In theory they appear logical. If you want people to focus on certain things, if you want specific results or goals achieved, what better way than to hold out a carrot, in many cases a very big carrot; at the highest levels a carrot much bigger than base compensation?
What such programs fail to consider is human nature. That simply means that if you pay people to do something and especially if they gradually become dependent on that pay, some will do almost anything necessary to obtain it. The Wells Fargo debacle is a glaring, perhaps exceptional, example, but such actions occur in many ways large and small.
What is amazing is that companies often pay incentive compensation for results that are or should be part of the basic job and nothing extraordinary. Many such plans have poor measures and even subjective goals. In addition to risking unethical actions, these programs risk missed opportunities and long-term benefits. If you pay an incentive to do a certain thing, chances are the employee will focus on that and in the process possibly ignore other opportunities for savings, innovation, etc. anything that at the time is not being measured and rewarded.
What would you do if the choice was between a bonus equal to say, 50% of your base pay or a possible 3% raise for doing a good job? Rewards need to be tied to performance and results, but also the way they are achieved and their sustainability in some cases. Rewarding for short-term EPS growth at the expense of a more beneficial longer-term strategy is counterproductive.

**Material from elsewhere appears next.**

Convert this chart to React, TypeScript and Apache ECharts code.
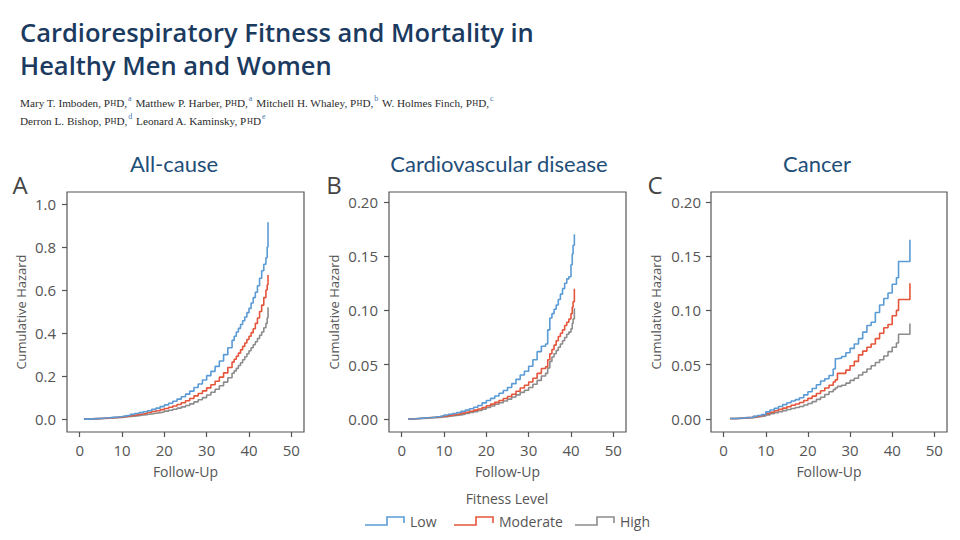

I’m not a fan of Sen Warren, but she asked all the right questions of the Wells Fargo CEO. His statement of taking full responsibility is as meaningless as Clinton doing the same regarding her e-mails. Worse still is the stupidity and short-sightedness of such companies. Their action will result in new legislation, more controls, more regulations, more government involvement and less discretion to run ones business; just what large companies want to avoid.
This thing about ignoring human nature is not limited to compensation and corporations, perhaps the greatest example is in politics. Both the far left and the far right ignore human nature and human reaction in their policies and plans. Â If something is “free” do you care a hoot what it truly costs or how efficiently the money is used?
Full disclosure; during my working life I was a VP-Compensation and Benefits. I helped design compensation plans and I negotiated executive employment agreements.